The United States Grand Prix was one of his finest performances, and yielded one of few examples of a healthy Mercedes being overtaken by a rival as Ricciardo pounced on Lewis Hamilton to take the lead. Wet conditions brought out the best of car and driver, but as the track dried out he inevitably slipped backwards.
It was a frustrating season from the word go for Ricciardo. He got off the line well at Melbourne but as soon as he put his foot down the Renault’s poor power delivery ruined his run to the first corner. That was basically the story of his year.
Monaco was another track where Red Bull were more competitive. However an error with his power unit in Q3 prevented a higher qualifying position, and having slipped behind his team mate at the start he was always going to struggle to get back ahead. A superb and opportunistic overtaking move on a thoroughly unimpressed Kimi Raikkonen was the highlight of his day.

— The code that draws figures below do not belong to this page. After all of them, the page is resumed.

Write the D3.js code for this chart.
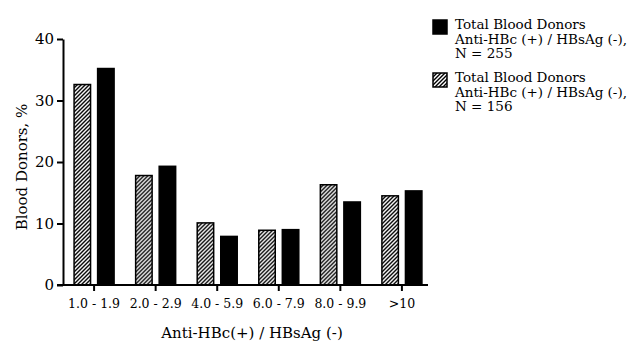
<!DOCTYPE html>
<html>
<head>
<meta charset="utf-8">
<script src="https://cdn.jsdelivr.net/npm/d3@7"></script>
<style>
  body { margin: 0; background: #fff; }
  svg text { font-family: "DejaVu Serif", serif; fill: #000; }
</style>
</head>
<body>
<div id="chart"></div>
<script>
// Data
const categories = ["1.0 - 1.9", "2.0 - 2.9", "4.0 - 5.9", "6.0 - 7.9", "8.0 - 9.9", ">10"];
const seriesNames = ["n156", "n255"];
const values156 = [32.6, 17.8, 10.1, 8.9, 16.3, 14.5];
const values255 = [35.2, 19.3, 7.9, 9.0, 13.5, 15.3];
const yTicks = [0, 10, 20, 30, 40];
const legendItems = [
  { key: "n255", lines: ["Total Blood Donors", "Anti-HBc (+) / HBsAg (-),", "N = 255"] },
  { key: "n156", lines: ["Total Blood Donors", "Anti-HBc (+) / HBsAg (-),", "N = 156"] }
];

const width = 627, height = 341;
const margin = { left: 63, top: 39, right: 194, bottom: 56 };

const svg = d3.select("#chart")
  .append("svg")
  .attr("width", width)
  .attr("height", height);

// Hatch pattern
const defs = svg.append("defs");
defs.append("pattern")
  .attr("id", "hatch")
  .attr("patternUnits", "userSpaceOnUse")
  .attr("width", 4)
  .attr("height", 4)
  .call(p => {
    p.append("rect").attr("width", 4).attr("height", 4).attr("fill", "#fff");
    p.append("path")
      .attr("d", "M-1,1 l2,-2 M0,4 l4,-4 M3,5 l2,-2")
      .attr("stroke", "#000")
      .attr("stroke-width", 1.4);
  });

const fills = { n156: "url(#hatch)", n255: "#000" };

const x = d3.scaleBand()
  .domain(categories)
  .range([margin.left, width - margin.right])
  .paddingInner(0.35)
  .paddingOuter(0.18);

const xs = d3.scaleBand()
  .domain(seriesNames)
  .range([0, x.bandwidth()])
  .paddingInner(0.3);

const y = d3.scaleLinear()
  .domain([0, 40])
  .range([height - margin.bottom, margin.top]);

const rows = categories.map((c, i) => ({ cat: c, n156: values156[i], n255: values255[i] }));

// Bars
const groups = svg.append("g").attr("class", "bars")
  .selectAll("g")
  .data(rows)
  .join("g")
  .attr("transform", d => "translate(" + x(d.cat) + ",0)");

groups.selectAll("rect")
  .data(d => seriesNames.map(k => ({ key: k, value: d[k] })))
  .join("rect")
  .attr("x", d => xs(d.key))
  .attr("y", d => y(d.value))
  .attr("width", xs.bandwidth())
  .attr("height", d => y(0) - y(d.value))
  .attr("fill", d => fills[d.key])
  .attr("stroke", "#000")
  .attr("stroke-width", 1.5);

// Y axis
const yAxis = svg.append("g")
  .attr("transform", "translate(" + margin.left + ",0)")
  .call(d3.axisLeft(y).tickValues(yTicks).tickSize(6).tickSizeOuter(0).tickPadding(3));
yAxis.select(".domain").attr("stroke-width", 2);
yAxis.selectAll(".tick line").attr("stroke-width", 2);
yAxis.selectAll(".tick text").style("font-size", "15px").attr("font-family", null);

// X axis
const xAxis = svg.append("g")
  .attr("transform", "translate(0," + y(0) + ")")
  .call(d3.axisBottom(x).tickSize(6).tickSizeOuter(0).tickPadding(8));
xAxis.select(".domain")
  .attr("d", "M" + (margin.left - 6) + ",0H" + (x.range()[1] - 5))
  .attr("stroke-width", 2);
xAxis.selectAll(".tick line").attr("stroke-width", 2);
xAxis.selectAll(".tick text").style("font-size", "12.5px").attr("font-family", null);

// Axis titles
svg.append("text")
  .attr("x", (x.range()[0] + x.range()[1]) / 2 + 4)
  .attr("y", 338)
  .attr("text-anchor", "middle")
  .style("font-size", "15px")
  .text("Anti-HBc(+) / HBsAg (-)");

svg.append("text")
  .attr("transform", "translate(27," + ((y(0) + y(40)) / 2 + 5) + ") rotate(-90)")
  .attr("text-anchor", "middle")
  .style("font-size", "15px")
  .text("Blood Donors, %");

// Legend
const legend = svg.append("g").attr("class", "legend")
  .selectAll("g")
  .data(legendItems)
  .join("g")
  .attr("transform", (d, i) => "translate(433," + (20 + i * 53) + ")");

legend.append("rect")
  .attr("width", 14)
  .attr("height", 14)
  .attr("fill", d => fills[d.key])
  .attr("stroke", "#000")
  .attr("stroke-width", 1.5);

legend.append("text")
  .style("font-size", "13.5px")
  .selectAll("tspan")
  .data(d => d.lines)
  .join("tspan")
  .attr("x", 22)
  .attr("y", (d, i) => 9 + i * 14.5)
  .text(d => d);
</script>
</body>
</html>
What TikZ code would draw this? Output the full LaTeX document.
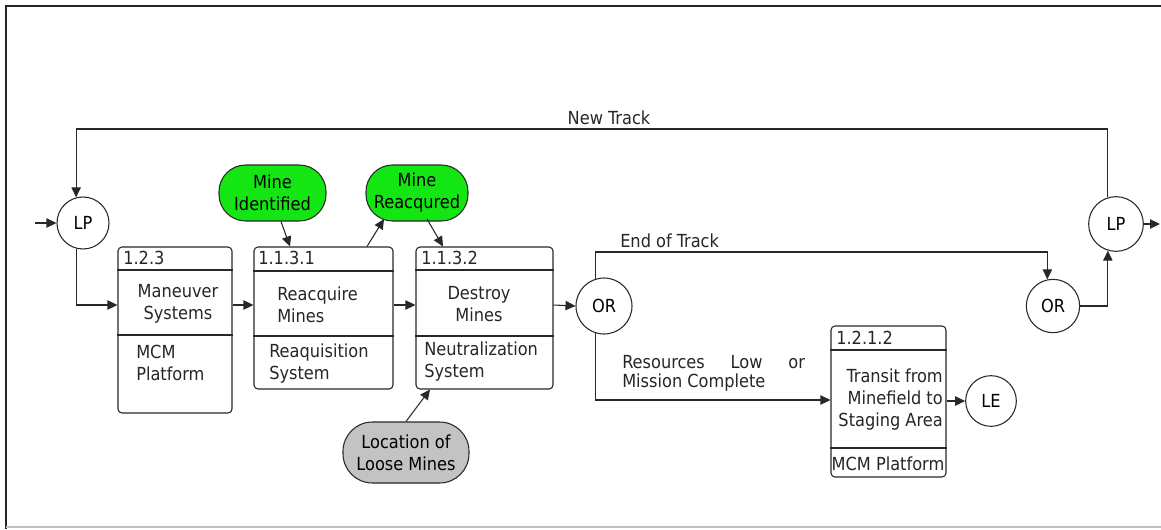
\documentclass[tikz,border=0pt]{standalone}
\usepackage{fontspec}
\setmainfont{DejaVu Sans Condensed}
\usetikzlibrary{arrows.meta,calc}
\definecolor{termgreen}{RGB}{20,230,20}
\definecolor{termgray}{RGB}{195,195,195}
\definecolor{lineC}{RGB}{40,40,40}
\tikzset{
  every node/.style={font=\fontsize{13.5}{16.5}\selectfont},
  pbox/.style={draw=lineC,line width=0.8pt,rounded corners=3pt,rectangle,inner sep=0pt},
  circ/.style={draw=lineC,line width=0.8pt,circle,inner sep=0pt,minimum size=40pt},
  term/.style={draw=lineC,line width=0.8pt,rectangle,rounded corners=20pt,inner sep=0pt,align=center,minimum height=42pt},
  txt/.style={inner sep=0pt,text=black!85},
  arr/.style={draw=lineC,line width=0.8pt,-{Triangle[length=7.5pt,width=7pt]}},
  ln/.style={draw=lineC,line width=0.8pt},
}
\begin{document}
\begin{tikzpicture}[x=0.75pt,y=-0.75pt]
\useasboundingbox (0,0) rectangle (1161,529);
% frame
\draw[line width=1.2pt,black!85] (1161,6) -- (6,6) -- (6,529);
\draw[line width=1pt,black!25] (6,527) -- (1161,527);

% circles
\node[circ,minimum size=39pt] (LP1) at (83,223) {LP};
\node[circ,minimum size=42pt] (OR1) at (604,306) {OR};
\node[circ,minimum size=40pt] (OR2) at (1053,306) {OR};
\node[circ,minimum size=41pt] (LP2) at (1116,224) {LP};
\node[circ,minimum size=38pt] (LE) at (991,401) {LE};

% process boxes
\node[pbox,minimum width=85.5pt,minimum height=124.5pt] (B123) at (175,330) {};
\node[pbox,minimum width=104.25pt,minimum height=106.5pt] (B1131) at (323.5,318) {};
\node[pbox,minimum width=102.75pt,minimum height=106.5pt] (B1132) at (484.5,318) {};
\node[pbox,minimum width=86.25pt,minimum height=113.25pt] (B1212) at (888.5,401.5) {};

\draw[ln] (B123.west |- 0,270) -- (B123.east |- 0,270);
\draw[ln] (B123.west |- 0,335) -- (B123.east |- 0,335);
\draw[ln] (B1131.west |- 0,271) -- (B1131.east |- 0,271);
\draw[ln] (B1131.west |- 0,336) -- (B1131.east |- 0,336);
\draw[ln] (B1132.west |- 0,270) -- (B1132.east |- 0,270);
\draw[ln] (B1132.west |- 0,336) -- (B1132.east |- 0,336);
\draw[ln] (B1212.west |- 0,350) -- (B1212.east |- 0,350);
\draw[ln] (B1212.west |- 0,448) -- (B1212.east |- 0,448);

% box texts
\node[txt,anchor=west] (h123) at (123,258) {1.2.3};
\node[txt,align=center] (t123) at (178,304) {Maneuver\\ Systems};
\node[txt,align=left,anchor=west] (r123) at (136,363) {MCM\\Platform};

\node[txt,anchor=west] (h1131) at (258,258) {1.1.3.1};
\node[txt,align=left,anchor=west] (t1131) at (277,305) {Reacquire\\Mines};
\node[txt,align=left,anchor=west] (r1131) at (269,364) {Reaquisition\\System};

\node[txt,anchor=west] (h1132) at (421,258) {1.1.3.2};
\node[txt,align=center] (t1132) at (479,304) {Destroy\\ Mines};
\node[txt,align=left,anchor=west] (r1132) at (424,362) {Neutralization\\System};

\node[txt,anchor=west] (h1212) at (836,338) {1.2.1.2};
\node[txt,align=right,anchor=east] (t1212) at (943,400) {Transit from\\Minefield to\\Staging Area};
\node[txt] (r1212) at (888,464) {MCM Platform};

% terminals
\node[term,fill=termgreen,minimum width=80.25pt] (MI) at (272.5,193) {Mine\\Identified};
\node[term,fill=termgreen,minimum width=76.5pt] (MR) at (417,193) {Mine\\Reacqured};
\node[term,fill=termgray,minimum width=94.5pt,minimum height=45.75pt,rounded corners=22pt] (LLM) at (406,452.5) {Location of\\Loose Mines};

% labels
\node[txt] (lNT) at (609,118) {New Track};
\node[txt,anchor=west] (lET) at (620,241) {End of Track};
\node[txt,anchor=west] (lR1) at (622,362) {\makebox[137pt][s]{Resources Low or}};
\node[txt,anchor=west] (lR2) at (622,383) {Mission Complete};

% connectors
\coordinate (in0) at (35,223);
\coordinate (out0) at (1160,224);
\draw[arr] (in0) -- (LP1.west);
\draw[arr] (LP1.255) |- (B123.west |- 0,305);
\draw[arr] (B123.east |- 0,305) -- (B1131.west |- 0,305);
\draw[arr] (B1131.east |- 0,305) -- (B1132.west |- 0,305);
\draw[arr] (B1132.east |- 0,305) -- (OR1.west);
\draw[arr] (LP2.107) |- (LP1.105 |- 0,129) -- (LP1.105);
\draw[arr] (OR1.107) |- (OR2.102 |- 0,252) -- (OR2.102);
\draw[arr] (OR1.253) |- (B1212.west |- 0,400);
\draw[arr] (B1212.east |- LE.west) -- (LE.west);
\draw[arr] (OR2.east) -| (LP2.253);
\draw[arr] (LP2.east) -- (out0);

\draw[arr] (281,0 |- MI.south) -- (290,0 |- B1131.north);
\draw[arr] (367,0 |- B1131.north) -- (384,219);
\draw[arr] (427,219) -- (443,0 |- B1132.north);
\draw[arr] (406,0 |- LLM.north) -- (430,0 |- B1132.south);
\end{tikzpicture}
\end{document}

On more typical circuits Ricciardo’s options were usually limited to pitting early to take advantage of the Red Bull’s superior tyre life as a means of getting ahead of those with superior straight-line speed. Ricciardo did this well, barring a few indifferent races early in the year, but wasn’t always able to collect the results he deserved: that dreaded power unit packed up at Spa and a suspension failure put him out while running in the top five in Russia.
Italy exemplified Ricciardo’s tenacity as he climbed from 19th on the grid to pass Marcus Ericsson for eight as they sprinted for the line. The rewards were more meagre than they had been last year, but still he gave his all.
View race-by-race notes on Daniel Ricciardo
Australia – The trademark grin was seriously tested by Red Bull’s persistent problems with a Renault engine that lacks both reliability and drive-ability. The former meant he only managed 19 laps before qualifying, and the latter was a persistent aggravation, particularly when it spoiled an otherwise good start to the race. Under the circumstances he did well to qualify sixth, but the fact he finished behind a Sauber shows Renault have a lot of work to do.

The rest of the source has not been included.